I have read scores of the stories of German "soldiers." Nearly every one will end claiming that they never knew and were just shocked to find out what happened to the Jews at the end of the war. I don't believe it, never have and never will. There is no way to keep a secret that big. They knew.

Just growing up in the Nazi society they saw how Jews were treated and saw the progression of mistreatment. The ones who fought through Ukraine knew that the Jews had not been relocated there.... When you empty cities of a population, load them up like animals packed into freight cars and ship them away, never to be seen again, it is not too damn hard to figure out what was happening. Those who didn't know, just didn't want to know.

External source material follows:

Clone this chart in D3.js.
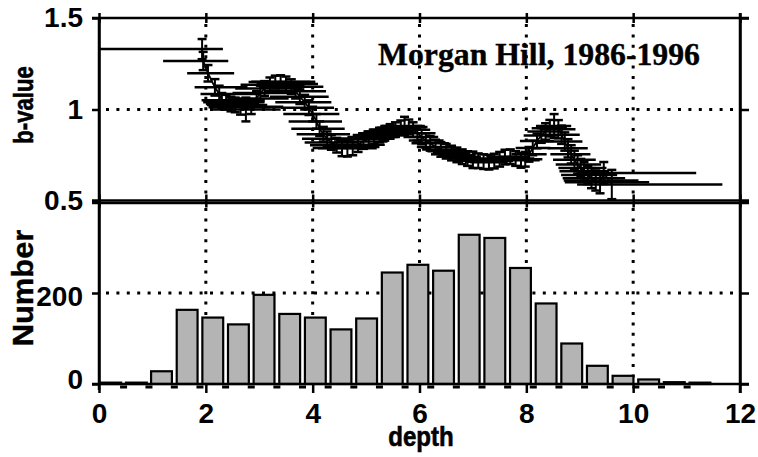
<!DOCTYPE html>
<html>
<head>
<meta charset="utf-8">
<script src="https://cdn.jsdelivr.net/npm/d3@7"></script>
<style>
  body {margin:0; background:#fff;}
  text {font-family:"Liberation Sans", Arial, sans-serif; font-weight:bold; fill:#000;}
</style>
</head>
<body>
<script>
// b-value windows: plotted depth, b, depth range of the window, b error
var depthMid = [1.93,1.95,2.04,2.17,2.25,2.30,2.38,2.47,2.55,2.65,2.75,2.85,2.95,3.02,3.10,3.20,3.30,3.40,3.50,3.60,
  3.68,3.76,3.85,3.93,4.00,4.07,4.13,4.20,4.27,4.35,4.45,4.55,4.65,4.75,4.85,4.95,5.05,5.15,5.25,5.35,
  5.45,5.55,5.65,5.72,5.80,5.88,5.96,6.04,6.12,6.20,6.30,6.40,6.50,6.60,6.70,6.80,6.90,7.00,7.10,7.20,
  7.30,7.40,7.50,7.60,7.70,7.80,7.90,7.98,8.05,8.12,8.20,8.28,8.36,8.44,8.52,8.60,8.66,8.72,8.78,8.84,
  8.90,8.96,9.02,9.08,9.15,9.22,9.30,9.38,9.45,9.60]
var bValue = [1.330,1.265,1.198,1.121,1.085,1.050,1.040,1.030,1.025,1.012,1.000,1.015,1.060,1.090,1.115,1.135,1.150,1.152,1.140,1.125,
  1.100,1.070,1.040,1.010,0.975,0.935,0.895,0.865,0.840,0.820,0.805,0.790,0.788,0.795,0.808,0.825,0.840,0.850,0.860,0.870,
  0.880,0.890,0.900,0.910,0.905,0.890,0.870,0.850,0.830,0.815,0.795,0.782,0.772,0.762,0.752,0.742,0.732,0.725,0.720,0.715,
  0.712,0.718,0.728,0.740,0.742,0.732,0.722,0.728,0.755,0.790,0.828,0.858,0.880,0.898,0.910,0.892,0.862,0.825,0.788,0.755,
  0.725,0.700,0.680,0.662,0.642,0.625,0.612,0.602,0.653,0.590]
var depthLo = [0.00,1.20,1.65,1.79,1.90,1.92,1.95,2.00,2.02,2.05,2.10,2.25,2.40,2.50,2.55,2.65,2.80,2.85,2.95,3.00,
  3.10,3.20,3.30,3.40,3.45,3.55,3.60,3.70,3.80,3.85,3.95,4.00,4.10,4.20,4.30,4.40,4.50,4.65,4.75,4.85,
  4.95,5.05,5.20,5.30,5.40,5.50,5.60,5.70,5.80,5.85,5.95,6.05,6.15,6.25,6.35,6.45,6.55,6.65,6.75,6.85,
  6.95,7.05,7.15,7.25,7.35,7.45,7.55,7.65,7.72,7.80,7.88,7.95,8.02,8.10,8.18,8.25,8.30,8.35,8.40,8.45,
  8.50,8.55,8.60,8.62,8.65,8.68,8.70,8.72,8.95,8.95]
var depthHi = [2.32,2.42,2.53,2.78,3.00,2.95,3.10,3.00,3.15,3.20,3.40,3.45,3.55,3.70,3.80,3.85,3.95,4.05,4.10,4.20,
  4.25,4.30,4.35,4.40,4.50,4.55,4.60,4.70,4.75,4.85,4.95,5.05,5.20,5.25,5.35,5.40,5.50,5.60,5.70,5.80,
  5.90,5.95,6.00,6.10,6.15,6.20,6.30,6.35,6.45,6.55,6.65,6.75,6.85,6.95,7.05,7.15,7.25,7.35,7.45,7.55,
  7.65,7.75,7.85,7.95,8.05,8.15,8.25,8.30,8.38,8.45,8.52,8.60,8.68,8.76,8.84,8.92,9.00,9.05,9.15,9.20,
  9.30,9.40,9.50,9.55,9.70,9.85,10.10,10.30,11.18,11.67]
var bErr = [0.055,0.050,0.045,0.045,0.045,0.040,0.040,0.040,0.040,0.040,0.065,0.040,0.040,0.040,0.040,0.040,0.035,0.035,0.040,0.040,
  0.040,0.040,0.040,0.040,0.040,0.040,0.040,0.040,0.040,0.040,0.040,0.045,0.045,0.045,0.040,0.040,0.040,0.040,0.040,0.040,
  0.040,0.040,0.040,0.050,0.040,0.040,0.040,0.040,0.040,0.040,0.040,0.040,0.040,0.040,0.040,0.040,0.040,0.045,0.040,0.040,
  0.040,0.040,0.040,0.040,0.040,0.040,0.040,0.040,0.040,0.040,0.040,0.040,0.045,0.045,0.065,0.050,0.050,0.050,0.050,0.050,
  0.050,0.050,0.050,0.050,0.050,0.055,0.055,0.060,0.060,0.080]

// event counts per depth bin
var binCenter = [0.22,0.70,1.17,1.65,2.13,2.61,3.09,3.57,4.05,4.53,5.01,5.49,5.97,6.45,6.93,7.41,7.89,8.37,8.85,9.33,9.81,10.29,10.77,11.25]
var counts = [3,3,28,163,146,131,196,154,146,120,144,245,262,249,328,321,255,177,89,40,18,10,4,3]

var xTicks = [0,2,4,6,8,10,12]
var bTicks = [0.5,1,1.5]
var nTicks = [0,200]

var width = 758, height = 457
var svg = d3.select("body").append("svg")
    .attr("width", width)
    .attr("height", height)

var x = d3.scaleLinear().domain([0,12]).range([99,740])
var yB = d3.scaleLinear().domain([0.5,1.5]).range([201,18])
var yN = d3.scaleLinear().domain([0,400]).range([384,202])

var pts = depthMid.map(function(d,i){
  return {d:d, b:bValue[i], lo:depthLo[i], hi:depthHi[i], e:bErr[i]}
})

// dotted grid
var grid = svg.append("g")
    .attr("stroke","#000")
    .attr("stroke-width",3)
    .attr("stroke-dasharray","3,7.4")
grid.selectAll(".vt").data([2,4,6,8,10]).enter().append("line")
    .attr("x1",function(d){return x(d)}).attr("x2",function(d){return x(d)})
    .attr("y1",yB(1.5)+6).attr("y2",yB(0.5))
grid.selectAll(".vb").data([2,4,6,8,10]).enter().append("line")
    .attr("x1",function(d){return x(d)}).attr("x2",function(d){return x(d)})
    .attr("y1",yN(400)+6).attr("y2",yN(0))
grid.append("line").attr("x1",x(0)+7).attr("x2",x(12)).attr("y1",yB(1)).attr("y2",yB(1))
grid.append("line").attr("x1",x(0)+7).attr("x2",x(12)).attr("y1",yN(200)).attr("y2",yN(200))

// b-value windows
var bg = svg.append("g").attr("stroke","#000").attr("fill","none")
bg.selectAll(".h").data(pts).enter().append("line")
    .attr("stroke-width",2.5)
    .attr("x1",function(p){return x(p.lo)}).attr("x2",function(p){return x(p.hi)})
    .attr("y1",function(p){return yB(p.b)}).attr("y2",function(p){return yB(p.b)})
bg.selectAll(".v").data(pts).enter().append("line")
    .attr("stroke-width",2)
    .attr("x1",function(p){return x(p.d)}).attr("x2",function(p){return x(p.d)})
    .attr("y1",function(p){return yB(p.b+p.e)}).attr("y2",function(p){return yB(p.b-p.e)})
bg.selectAll(".ct").data(pts).enter().append("line")
    .attr("stroke-width",2.5)
    .attr("x1",function(p){return x(p.d)-4.5}).attr("x2",function(p){return x(p.d)+4.5})
    .attr("y1",function(p){return yB(p.b+p.e)}).attr("y2",function(p){return yB(p.b+p.e)})
bg.selectAll(".cb").data(pts).enter().append("line")
    .attr("stroke-width",2.5)
    .attr("x1",function(p){return x(p.d)-4.5}).attr("x2",function(p){return x(p.d)+4.5})
    .attr("y1",function(p){return yB(p.b-p.e)}).attr("y2",function(p){return yB(p.b-p.e)})
bg.append("path")
    .datum(pts)
    .attr("stroke-width",1.8)
    .attr("d", d3.line().x(function(p){return x(p.d)}).y(function(p){return yB(p.b)}))

// histogram
var bw = x(0.39) - x(0)
svg.append("g").selectAll("rect").data(counts).enter().append("rect")
    .attr("x",function(c,i){return x(binCenter[i]) - bw/2})
    .attr("width",bw)
    .attr("y",function(c){return yN(c)})
    .attr("height",function(c){return yN(0) - yN(c)})
    .attr("fill","#b4b4b4")
    .attr("stroke","#000")
    .attr("stroke-width",2.2)
svg.append("g").selectAll("rect").data(binCenter.slice(1)).enter().append("rect")
    .attr("x",function(c,i){return (x(binCenter[i]) + x(c))/2 - 3.5})
    .attr("y",yN(0)+1.5)
    .attr("width",7).attr("height",3)
    .attr("fill","#000")

// frames and axes
function styleAxis(g){
  g.select(".domain").attr("stroke-width",2.5)
  g.selectAll(".tick line").attr("stroke-width",2.5)
  g.selectAll(".tick text").style("font-size","28px").style("font-family","'Liberation Sans', Arial, sans-serif").style("font-weight","bold")
}

svg.append("g").attr("transform","translate(" + x(0) + ",0)")
    .call(d3.axisLeft(yB).tickValues(bTicks).tickFormat(d3.format("")).tickSize(7).tickPadding(9).tickSizeOuter(0))
    .call(styleAxis)
svg.append("g").attr("transform","translate(" + x(0) + ",0)")
    .call(d3.axisLeft(yN).tickValues(nTicks).tickSize(7).tickPadding(9).tickSizeOuter(0))
    .call(styleAxis)
    .call(function(g){ g.selectAll(".tick text").attr("dy", function(d){ return d === 0 ? "0.15em" : "0.45em" }) })
svg.append("g").attr("transform","translate(" + x(12) + ",0)")
    .call(d3.axisRight(yB).tickValues(bTicks).tickFormat("").tickSize(9).tickSizeOuter(0))
    .call(styleAxis)
svg.append("g").attr("transform","translate(" + x(12) + ",0)")
    .call(d3.axisRight(yN).tickValues(nTicks).tickFormat("").tickSize(9).tickSizeOuter(0))
    .call(styleAxis)
svg.append("g").attr("transform","translate(0," + yN(0) + ")")
    .call(d3.axisBottom(x).tickValues(xTicks).tickSize(9).tickPadding(10).tickSizeOuter(0))
    .call(styleAxis)
    .call(function(g){ g.select(".domain").attr("d","M92,0H749") })
svg.append("g").attr("transform","translate(0," + yB(1.5) + ")")
    .call(d3.axisTop(x).tickValues(xTicks).tickFormat("").tickSize(5).tickSizeOuter(0))
    .call(styleAxis)
    .call(function(g){ g.select(".domain").attr("d","M92,0H749"); g.selectAll(".tick line").attr("y2",5).attr("y1",-5) })
svg.append("g").attr("transform","translate(0," + (yB(0.5) - 0.5) + ")")
    .call(d3.axisBottom(x).tickValues(xTicks).tickFormat("").tickSize(7).tickSizeOuter(0))
    .call(styleAxis)
    .call(function(g){ g.select(".domain").attr("d","M92,0H749"); g.selectAll(".tick line").attr("y1",-6).attr("y2",7) })
svg.append("line").attr("x1",92).attr("x2",749).attr("y1",yN(400)+1).attr("y2",yN(400)+1)
    .attr("stroke","#000").attr("stroke-width",2.5)
svg.append("line").attr("x1",x(12)).attr("x2",x(12)).attr("y1",13).attr("y2",yN(0)+9)
    .attr("stroke","#000").attr("stroke-width",2.5)
svg.append("line").attr("x1",x(0)).attr("x2",x(0)).attr("y1",yB(1.5)).attr("y2",yN(0)+6)
    .attr("stroke","#000").attr("stroke-width",2.5)

// labels
svg.append("text")
    .attr("x",378).attr("y",65)
    .attr("textLength",322).attr("lengthAdjust","spacingAndGlyphs")
    .attr("stroke","#000").attr("stroke-width",0.4)
    .style("font-family","'Liberation Serif', 'Times New Roman', serif")
    .style("font-size","32px")
    .text("Morgan Hill, 1986-1996")
svg.append("text")
    .attr("transform","translate(33,105) rotate(-90) scale(0.82,1)")
    .attr("text-anchor","middle")
    .attr("stroke","#000").attr("stroke-width",0.6)
    .style("font-size","27px")
    .text("b-value")
svg.append("text")
    .attr("transform","translate(33,288) rotate(-90) scale(1.03,1)")
    .attr("text-anchor","middle")
    .attr("stroke","#000").attr("stroke-width",0.4)
    .style("font-size","30px")
    .text("Number")
svg.append("text")
    .attr("transform","translate(421,446) scale(0.86,1)")
    .attr("text-anchor","middle")
    .attr("stroke","#000").attr("stroke-width",0.6)
    .style("font-size","28px")
    .text("depth")
</script>
</body>
</html>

The other common tread of German "soldiers," including some in the SS, is that they were never Nazis, they never liked Hitler and that they were all choirboys. Over the last 60 years I read the stories of the soldiers on all sides of WWII, I have read those stories to find out what went on on the battlefield, I have spent a lifetime trying to figure out how people can be so cruel to other people. (I am no closer than when I began) So, no, the German soldier's stories have no place in the classroom because the stories are all based upon lies or based on something that they claim they knew nothing about...

If you want a real honest perspective of what the holocausts looked like from soldiers, take the words of the Americans who liberated the camps. They were sickened, horrified and outraged. When they saw the camps they realized what they, and their comrades, had sacrificed their youth for.